[Start]

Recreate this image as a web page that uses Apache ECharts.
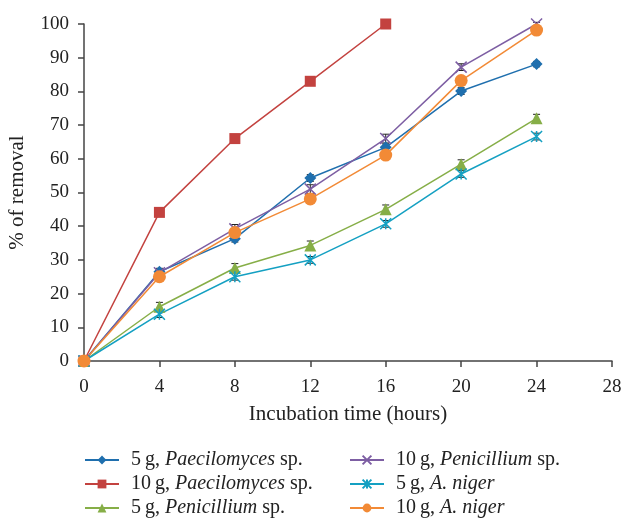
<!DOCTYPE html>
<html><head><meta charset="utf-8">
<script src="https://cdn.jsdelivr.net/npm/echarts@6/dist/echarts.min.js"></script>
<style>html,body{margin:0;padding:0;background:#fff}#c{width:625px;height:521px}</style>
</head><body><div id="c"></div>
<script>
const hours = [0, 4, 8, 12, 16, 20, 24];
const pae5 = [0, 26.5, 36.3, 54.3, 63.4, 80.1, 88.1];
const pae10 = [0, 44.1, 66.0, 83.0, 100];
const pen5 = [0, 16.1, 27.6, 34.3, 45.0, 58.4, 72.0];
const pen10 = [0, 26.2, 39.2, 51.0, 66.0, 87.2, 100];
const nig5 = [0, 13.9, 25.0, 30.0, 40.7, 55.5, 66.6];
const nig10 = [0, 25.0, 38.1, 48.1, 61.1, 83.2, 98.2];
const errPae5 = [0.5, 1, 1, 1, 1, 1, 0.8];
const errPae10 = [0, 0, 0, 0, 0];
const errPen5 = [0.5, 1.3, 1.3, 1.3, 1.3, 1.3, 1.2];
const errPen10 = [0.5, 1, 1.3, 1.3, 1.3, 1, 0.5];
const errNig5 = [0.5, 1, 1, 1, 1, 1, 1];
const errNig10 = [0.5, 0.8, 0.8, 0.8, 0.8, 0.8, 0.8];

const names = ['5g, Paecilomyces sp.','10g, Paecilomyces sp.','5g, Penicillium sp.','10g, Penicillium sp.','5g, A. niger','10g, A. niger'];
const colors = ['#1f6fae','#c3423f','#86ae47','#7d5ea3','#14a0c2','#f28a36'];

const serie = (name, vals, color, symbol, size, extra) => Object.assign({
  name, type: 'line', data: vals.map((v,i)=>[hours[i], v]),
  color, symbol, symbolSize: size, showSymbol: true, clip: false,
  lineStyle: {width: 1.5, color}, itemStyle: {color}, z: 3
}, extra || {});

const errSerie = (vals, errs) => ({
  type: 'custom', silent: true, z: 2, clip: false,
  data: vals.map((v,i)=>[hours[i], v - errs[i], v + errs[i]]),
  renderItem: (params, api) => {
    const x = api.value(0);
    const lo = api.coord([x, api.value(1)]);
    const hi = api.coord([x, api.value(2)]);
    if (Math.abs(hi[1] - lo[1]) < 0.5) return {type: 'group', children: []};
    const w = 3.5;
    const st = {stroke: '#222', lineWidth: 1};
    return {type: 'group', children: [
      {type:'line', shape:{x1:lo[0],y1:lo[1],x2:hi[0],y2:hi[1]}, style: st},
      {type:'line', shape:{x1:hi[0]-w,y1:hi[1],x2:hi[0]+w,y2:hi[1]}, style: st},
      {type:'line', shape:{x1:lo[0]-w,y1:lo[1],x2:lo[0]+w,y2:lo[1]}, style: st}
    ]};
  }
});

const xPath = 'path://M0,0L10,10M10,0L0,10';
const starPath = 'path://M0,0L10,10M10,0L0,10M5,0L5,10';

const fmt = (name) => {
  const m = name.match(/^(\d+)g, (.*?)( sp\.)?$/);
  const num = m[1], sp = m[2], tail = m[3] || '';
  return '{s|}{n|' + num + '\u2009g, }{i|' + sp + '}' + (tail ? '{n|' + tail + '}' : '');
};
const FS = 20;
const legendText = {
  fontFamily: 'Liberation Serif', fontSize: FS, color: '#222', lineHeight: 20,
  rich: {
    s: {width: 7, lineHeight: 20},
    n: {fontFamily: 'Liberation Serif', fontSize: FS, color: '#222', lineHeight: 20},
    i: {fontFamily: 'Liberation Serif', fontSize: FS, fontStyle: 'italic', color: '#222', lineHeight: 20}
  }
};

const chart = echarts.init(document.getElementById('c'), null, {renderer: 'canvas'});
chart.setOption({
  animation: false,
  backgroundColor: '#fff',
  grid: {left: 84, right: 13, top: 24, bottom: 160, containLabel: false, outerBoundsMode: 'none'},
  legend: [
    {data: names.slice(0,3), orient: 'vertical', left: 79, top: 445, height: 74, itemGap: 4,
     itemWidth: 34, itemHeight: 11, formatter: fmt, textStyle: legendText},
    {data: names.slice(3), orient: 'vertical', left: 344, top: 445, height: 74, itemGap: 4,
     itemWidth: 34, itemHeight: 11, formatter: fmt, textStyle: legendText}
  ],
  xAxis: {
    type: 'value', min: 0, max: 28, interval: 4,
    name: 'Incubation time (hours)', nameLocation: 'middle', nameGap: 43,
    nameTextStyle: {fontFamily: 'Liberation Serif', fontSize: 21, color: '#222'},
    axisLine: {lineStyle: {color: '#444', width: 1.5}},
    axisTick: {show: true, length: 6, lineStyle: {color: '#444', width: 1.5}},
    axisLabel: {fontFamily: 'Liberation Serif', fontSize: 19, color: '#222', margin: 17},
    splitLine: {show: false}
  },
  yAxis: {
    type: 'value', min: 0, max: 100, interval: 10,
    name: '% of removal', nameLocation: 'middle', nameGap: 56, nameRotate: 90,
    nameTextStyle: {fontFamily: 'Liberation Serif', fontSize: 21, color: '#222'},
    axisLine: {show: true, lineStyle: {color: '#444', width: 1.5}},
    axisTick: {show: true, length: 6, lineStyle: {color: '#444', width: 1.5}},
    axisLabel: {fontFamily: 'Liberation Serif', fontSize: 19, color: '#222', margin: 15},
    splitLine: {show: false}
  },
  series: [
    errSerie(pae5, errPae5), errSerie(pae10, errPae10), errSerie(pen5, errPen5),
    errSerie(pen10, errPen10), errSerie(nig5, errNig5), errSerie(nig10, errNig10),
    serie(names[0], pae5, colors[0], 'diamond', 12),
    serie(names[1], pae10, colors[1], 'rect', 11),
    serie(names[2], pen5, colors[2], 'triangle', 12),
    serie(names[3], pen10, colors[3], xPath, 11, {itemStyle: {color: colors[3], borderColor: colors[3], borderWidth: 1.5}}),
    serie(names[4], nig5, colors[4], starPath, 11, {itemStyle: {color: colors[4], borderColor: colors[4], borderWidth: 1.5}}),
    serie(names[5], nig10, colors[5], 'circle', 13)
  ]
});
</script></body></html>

[End]
[Start]

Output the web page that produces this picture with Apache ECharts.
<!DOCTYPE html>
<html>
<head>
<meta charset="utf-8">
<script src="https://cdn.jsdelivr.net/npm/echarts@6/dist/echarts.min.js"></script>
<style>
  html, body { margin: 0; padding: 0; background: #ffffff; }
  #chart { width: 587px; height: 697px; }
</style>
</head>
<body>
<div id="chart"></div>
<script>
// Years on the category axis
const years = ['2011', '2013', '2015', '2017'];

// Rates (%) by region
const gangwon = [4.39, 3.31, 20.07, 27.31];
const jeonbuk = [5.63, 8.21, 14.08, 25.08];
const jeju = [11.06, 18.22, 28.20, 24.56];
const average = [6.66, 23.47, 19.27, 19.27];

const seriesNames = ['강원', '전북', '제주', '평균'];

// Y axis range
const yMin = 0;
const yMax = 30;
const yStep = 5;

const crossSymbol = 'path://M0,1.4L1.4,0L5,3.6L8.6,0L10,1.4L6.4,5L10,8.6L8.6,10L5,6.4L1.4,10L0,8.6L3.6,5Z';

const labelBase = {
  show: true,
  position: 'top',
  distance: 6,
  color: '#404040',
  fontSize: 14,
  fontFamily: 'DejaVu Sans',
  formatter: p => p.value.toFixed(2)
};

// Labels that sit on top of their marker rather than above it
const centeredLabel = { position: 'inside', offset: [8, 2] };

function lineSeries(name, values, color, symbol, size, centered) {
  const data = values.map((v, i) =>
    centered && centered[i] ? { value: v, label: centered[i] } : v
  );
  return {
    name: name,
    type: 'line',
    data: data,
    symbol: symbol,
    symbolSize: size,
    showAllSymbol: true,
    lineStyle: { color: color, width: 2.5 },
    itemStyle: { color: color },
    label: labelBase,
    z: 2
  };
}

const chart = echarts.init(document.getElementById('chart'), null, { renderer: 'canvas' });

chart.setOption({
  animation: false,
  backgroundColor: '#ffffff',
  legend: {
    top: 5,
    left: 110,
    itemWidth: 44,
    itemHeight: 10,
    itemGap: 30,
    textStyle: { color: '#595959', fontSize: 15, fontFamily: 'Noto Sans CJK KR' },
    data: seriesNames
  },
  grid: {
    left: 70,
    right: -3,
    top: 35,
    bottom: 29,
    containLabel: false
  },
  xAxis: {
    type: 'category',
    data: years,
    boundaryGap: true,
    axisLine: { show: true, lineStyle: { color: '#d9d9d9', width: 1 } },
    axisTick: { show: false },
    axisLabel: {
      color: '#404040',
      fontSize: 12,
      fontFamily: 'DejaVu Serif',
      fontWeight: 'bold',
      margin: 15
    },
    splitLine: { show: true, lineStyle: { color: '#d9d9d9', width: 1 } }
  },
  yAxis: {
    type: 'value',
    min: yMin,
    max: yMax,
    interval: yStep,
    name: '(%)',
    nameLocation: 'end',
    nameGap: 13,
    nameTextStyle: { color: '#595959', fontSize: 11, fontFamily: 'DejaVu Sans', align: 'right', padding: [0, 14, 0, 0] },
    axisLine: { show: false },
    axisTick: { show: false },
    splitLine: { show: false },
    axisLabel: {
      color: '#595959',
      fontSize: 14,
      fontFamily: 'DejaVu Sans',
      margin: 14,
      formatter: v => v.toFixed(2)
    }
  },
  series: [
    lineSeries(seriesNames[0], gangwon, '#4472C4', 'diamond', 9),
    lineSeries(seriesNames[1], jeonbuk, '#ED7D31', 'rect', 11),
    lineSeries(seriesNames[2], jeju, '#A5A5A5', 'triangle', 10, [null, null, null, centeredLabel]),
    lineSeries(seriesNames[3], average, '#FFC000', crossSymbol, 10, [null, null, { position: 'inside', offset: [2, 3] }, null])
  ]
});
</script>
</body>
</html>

[End]

## TO DO
Only the lines from the one containing "Recreate this image" down to the one containing "const errNig10 = [0.5, 0.8, 0.8, 0.8, 0.8, 0.8, 0.8];" should be copied, exactly and with both ends kept. Drop the pictures.

## RESULT OF THIS TASK
Recreate this image as a web page that uses Apache ECharts.
<!DOCTYPE html>
<html><head><meta charset="utf-8">
<script src="https://cdn.jsdelivr.net/npm/echarts@6/dist/echarts.min.js"></script>
<style>html,body{margin:0;padding:0;background:#fff}#c{width:625px;height:521px}</style>
</head><body><div id="c"></div>
<script>
const hours = [0, 4, 8, 12, 16, 20, 24];
const pae5 = [0, 26.5, 36.3, 54.3, 63.4, 80.1, 88.1];
const pae10 = [0, 44.1, 66.0, 83.0, 100];
const pen5 = [0, 16.1, 27.6, 34.3, 45.0, 58.4, 72.0];
const pen10 = [0, 26.2, 39.2, 51.0, 66.0, 87.2, 100];
const nig5 = [0, 13.9, 25.0, 30.0, 40.7, 55.5, 66.6];
const nig10 = [0, 25.0, 38.1, 48.1, 61.1, 83.2, 98.2];
const errPae5 = [0.5, 1, 1, 1, 1, 1, 0.8];
const errPae10 = [0, 0, 0, 0, 0];
const errPen5 = [0.5, 1.3, 1.3, 1.3, 1.3, 1.3, 1.2];
const errPen10 = [0.5, 1, 1.3, 1.3, 1.3, 1, 0.5];
const errNig5 = [0.5, 1, 1, 1, 1, 1, 1];
const errNig10 = [0.5, 0.8, 0.8, 0.8, 0.8, 0.8, 0.8];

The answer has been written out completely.